In una testimonianza al Congresso ha dichiarato che "l'instabilità finanziaria iniziata nell'estate 2007 ha menomato la capacità del sistema finanziario di funzionare normalmente, e colpisce negativamente l'intera economia reale". Bernanke ha previsto che l'instabilità possa prolungarsi nel 2009. Ad accentuare la paura dei mercati, travolgendo le Borse e il dollaro, sono state le voci sempre più insistenti di un piano di salvataggio pubblico per Fannie e Freddie riprese sia dal New York Times che dal Wall Street Journal.
Già nei giorni scorsi la Federal Reserve ha compiuto un passo significativo, estendendo il credito d'emergenza al sistema bancario che era stato varato dopo il crac di Bear Stearns. Quella banca d'affari fu salvata appena quattro mesi fa: l'operazione venne presentata come un'acquisizione da parte della JP Morgan, in realtà si fece grazie all'iniezione di fondi pubblici da parte della Federal Reserve.
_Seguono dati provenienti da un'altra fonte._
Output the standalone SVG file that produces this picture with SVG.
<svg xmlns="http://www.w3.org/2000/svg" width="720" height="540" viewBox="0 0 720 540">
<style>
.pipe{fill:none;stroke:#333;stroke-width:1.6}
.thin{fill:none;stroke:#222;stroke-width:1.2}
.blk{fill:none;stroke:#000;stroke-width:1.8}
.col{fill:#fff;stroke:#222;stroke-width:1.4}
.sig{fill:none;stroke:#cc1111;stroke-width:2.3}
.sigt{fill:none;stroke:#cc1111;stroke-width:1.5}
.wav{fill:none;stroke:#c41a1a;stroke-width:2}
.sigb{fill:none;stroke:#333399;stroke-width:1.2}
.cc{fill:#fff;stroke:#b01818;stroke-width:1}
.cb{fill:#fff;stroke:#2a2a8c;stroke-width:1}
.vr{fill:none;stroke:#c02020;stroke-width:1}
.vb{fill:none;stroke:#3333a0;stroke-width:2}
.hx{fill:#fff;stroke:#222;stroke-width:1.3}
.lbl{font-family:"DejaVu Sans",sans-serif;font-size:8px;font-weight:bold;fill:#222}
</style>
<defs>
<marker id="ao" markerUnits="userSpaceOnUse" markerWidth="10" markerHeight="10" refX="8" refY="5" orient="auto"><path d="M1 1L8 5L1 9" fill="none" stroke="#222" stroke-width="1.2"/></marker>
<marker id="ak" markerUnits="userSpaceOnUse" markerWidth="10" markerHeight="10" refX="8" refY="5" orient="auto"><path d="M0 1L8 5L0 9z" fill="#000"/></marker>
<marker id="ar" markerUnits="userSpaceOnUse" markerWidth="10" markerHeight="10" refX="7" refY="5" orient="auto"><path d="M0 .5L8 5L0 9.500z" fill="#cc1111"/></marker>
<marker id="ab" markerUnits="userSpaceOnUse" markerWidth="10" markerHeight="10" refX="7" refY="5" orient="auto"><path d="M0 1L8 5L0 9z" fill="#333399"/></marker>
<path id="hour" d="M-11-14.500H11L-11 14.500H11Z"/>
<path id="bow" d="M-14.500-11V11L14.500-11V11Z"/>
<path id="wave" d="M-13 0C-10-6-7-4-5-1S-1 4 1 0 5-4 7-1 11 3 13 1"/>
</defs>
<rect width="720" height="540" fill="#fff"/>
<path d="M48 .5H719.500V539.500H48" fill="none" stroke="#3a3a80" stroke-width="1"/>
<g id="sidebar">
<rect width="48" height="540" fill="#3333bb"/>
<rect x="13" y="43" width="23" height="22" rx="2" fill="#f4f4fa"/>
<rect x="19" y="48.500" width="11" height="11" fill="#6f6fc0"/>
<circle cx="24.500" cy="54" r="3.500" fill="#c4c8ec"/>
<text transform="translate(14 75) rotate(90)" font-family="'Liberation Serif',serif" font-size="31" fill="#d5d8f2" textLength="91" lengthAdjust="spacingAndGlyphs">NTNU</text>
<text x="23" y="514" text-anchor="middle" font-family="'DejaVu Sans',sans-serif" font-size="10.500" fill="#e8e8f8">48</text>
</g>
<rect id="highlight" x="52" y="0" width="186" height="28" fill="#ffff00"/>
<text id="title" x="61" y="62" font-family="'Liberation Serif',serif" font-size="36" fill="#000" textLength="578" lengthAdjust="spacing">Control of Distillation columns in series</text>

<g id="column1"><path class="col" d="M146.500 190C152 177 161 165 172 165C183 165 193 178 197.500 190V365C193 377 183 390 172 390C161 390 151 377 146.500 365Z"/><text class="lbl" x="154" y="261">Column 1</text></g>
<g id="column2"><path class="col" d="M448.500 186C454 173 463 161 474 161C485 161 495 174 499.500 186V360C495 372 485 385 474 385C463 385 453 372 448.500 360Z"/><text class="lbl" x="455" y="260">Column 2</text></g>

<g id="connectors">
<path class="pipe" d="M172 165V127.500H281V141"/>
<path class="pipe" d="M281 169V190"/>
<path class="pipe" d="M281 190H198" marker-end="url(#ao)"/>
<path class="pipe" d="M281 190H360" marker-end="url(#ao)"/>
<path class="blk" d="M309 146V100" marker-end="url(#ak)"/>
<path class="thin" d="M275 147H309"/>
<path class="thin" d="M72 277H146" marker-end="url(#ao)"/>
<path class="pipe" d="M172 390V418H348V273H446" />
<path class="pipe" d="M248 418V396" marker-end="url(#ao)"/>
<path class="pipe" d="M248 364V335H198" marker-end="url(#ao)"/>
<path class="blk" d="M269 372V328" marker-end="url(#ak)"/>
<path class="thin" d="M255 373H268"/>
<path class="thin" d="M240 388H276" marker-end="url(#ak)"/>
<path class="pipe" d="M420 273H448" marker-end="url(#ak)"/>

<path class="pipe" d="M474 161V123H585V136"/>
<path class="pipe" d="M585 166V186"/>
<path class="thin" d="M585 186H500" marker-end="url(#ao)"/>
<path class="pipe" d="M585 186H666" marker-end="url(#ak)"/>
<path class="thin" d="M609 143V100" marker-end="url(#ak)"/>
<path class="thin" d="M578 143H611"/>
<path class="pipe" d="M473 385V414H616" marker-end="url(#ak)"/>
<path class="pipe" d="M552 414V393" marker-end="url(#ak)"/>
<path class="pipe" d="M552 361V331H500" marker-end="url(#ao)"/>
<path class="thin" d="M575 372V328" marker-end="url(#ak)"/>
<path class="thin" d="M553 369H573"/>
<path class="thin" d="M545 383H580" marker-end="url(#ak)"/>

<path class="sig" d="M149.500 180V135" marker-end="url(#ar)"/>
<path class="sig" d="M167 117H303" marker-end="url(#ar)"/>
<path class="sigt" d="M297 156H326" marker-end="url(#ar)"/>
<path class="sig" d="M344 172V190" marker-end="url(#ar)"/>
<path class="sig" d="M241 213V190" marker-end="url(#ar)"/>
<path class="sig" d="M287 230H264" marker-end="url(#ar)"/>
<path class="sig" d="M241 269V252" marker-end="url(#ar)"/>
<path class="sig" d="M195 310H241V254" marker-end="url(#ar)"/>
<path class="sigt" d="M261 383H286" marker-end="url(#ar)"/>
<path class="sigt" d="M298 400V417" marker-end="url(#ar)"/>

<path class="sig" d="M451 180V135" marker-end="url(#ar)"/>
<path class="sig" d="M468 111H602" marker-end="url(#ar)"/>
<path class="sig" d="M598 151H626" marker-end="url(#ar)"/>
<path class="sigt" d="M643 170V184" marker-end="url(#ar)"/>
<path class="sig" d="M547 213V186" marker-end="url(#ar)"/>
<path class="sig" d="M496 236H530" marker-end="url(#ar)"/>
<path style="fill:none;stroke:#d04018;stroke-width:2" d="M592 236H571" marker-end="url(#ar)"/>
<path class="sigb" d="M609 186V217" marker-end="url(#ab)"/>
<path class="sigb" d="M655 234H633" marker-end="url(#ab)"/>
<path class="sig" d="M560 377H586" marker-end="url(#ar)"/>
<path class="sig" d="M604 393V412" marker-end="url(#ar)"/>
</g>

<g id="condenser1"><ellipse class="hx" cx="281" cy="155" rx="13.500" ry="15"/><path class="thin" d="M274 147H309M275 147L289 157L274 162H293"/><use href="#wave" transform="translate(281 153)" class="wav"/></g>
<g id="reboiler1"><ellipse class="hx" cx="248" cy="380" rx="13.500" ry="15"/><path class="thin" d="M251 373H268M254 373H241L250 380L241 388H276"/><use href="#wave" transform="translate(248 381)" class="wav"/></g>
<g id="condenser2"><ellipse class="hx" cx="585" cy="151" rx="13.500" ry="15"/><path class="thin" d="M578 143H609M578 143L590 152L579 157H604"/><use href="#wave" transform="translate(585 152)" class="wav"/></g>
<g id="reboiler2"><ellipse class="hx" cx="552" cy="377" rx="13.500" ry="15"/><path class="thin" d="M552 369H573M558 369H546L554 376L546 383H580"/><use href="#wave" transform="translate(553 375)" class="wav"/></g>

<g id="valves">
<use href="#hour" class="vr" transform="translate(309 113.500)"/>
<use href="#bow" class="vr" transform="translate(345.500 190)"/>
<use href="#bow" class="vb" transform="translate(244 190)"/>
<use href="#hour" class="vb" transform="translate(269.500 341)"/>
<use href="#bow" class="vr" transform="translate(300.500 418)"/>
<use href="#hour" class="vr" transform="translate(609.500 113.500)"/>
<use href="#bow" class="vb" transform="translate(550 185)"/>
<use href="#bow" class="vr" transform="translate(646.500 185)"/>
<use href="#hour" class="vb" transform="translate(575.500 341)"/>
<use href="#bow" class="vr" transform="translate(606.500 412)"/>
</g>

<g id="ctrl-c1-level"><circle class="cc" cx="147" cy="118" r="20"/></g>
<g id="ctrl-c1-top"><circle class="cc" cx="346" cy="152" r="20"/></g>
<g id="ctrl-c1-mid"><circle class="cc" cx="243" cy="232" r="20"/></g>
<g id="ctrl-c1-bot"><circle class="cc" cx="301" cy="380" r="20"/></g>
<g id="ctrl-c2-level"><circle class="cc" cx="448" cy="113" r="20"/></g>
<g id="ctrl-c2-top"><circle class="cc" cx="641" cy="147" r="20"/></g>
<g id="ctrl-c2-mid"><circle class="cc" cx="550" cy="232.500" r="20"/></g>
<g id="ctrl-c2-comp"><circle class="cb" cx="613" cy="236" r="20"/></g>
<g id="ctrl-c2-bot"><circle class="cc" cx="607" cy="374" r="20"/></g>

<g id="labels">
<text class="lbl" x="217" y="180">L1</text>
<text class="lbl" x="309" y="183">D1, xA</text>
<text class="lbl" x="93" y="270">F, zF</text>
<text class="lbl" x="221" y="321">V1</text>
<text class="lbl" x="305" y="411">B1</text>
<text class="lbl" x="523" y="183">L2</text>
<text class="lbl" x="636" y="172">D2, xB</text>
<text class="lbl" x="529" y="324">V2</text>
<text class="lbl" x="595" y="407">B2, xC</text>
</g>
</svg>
Il salvataggio di Bear Stearns è poca cosa in confronto a quel che sarebbe un'operazione di recupero in extremis di Fannie e Freddie: nel caso estremo in cui il volume dell'esposizione di Fannie e Freddie dovesse finire sotto la responsabilità del governo federale, secondo alcuni economisti questo equivarrebbe a un robusto aumento del debito pubblico nazionale, con le inevitabili ripercussioni negative sull'aumento dei tassi e della pressione fiscale. In cambio la Federal Reserve ora chiede - un po' tardi - un potenziamento dei suoi poteri di controllo sulle banche d'investimento. Che prenda le forme di una nazionalizzazione oppure no, il salvataggio sarà un salasso per i conti pubblici.
Sotto un'amministrazione repubblicana - come ai tempi di Ronald Reagan per il crac delle Savings&Loans - avverrebbe un allargamento dell'intervento dello Stato senza precedenti dal New Deal di Roosevelt.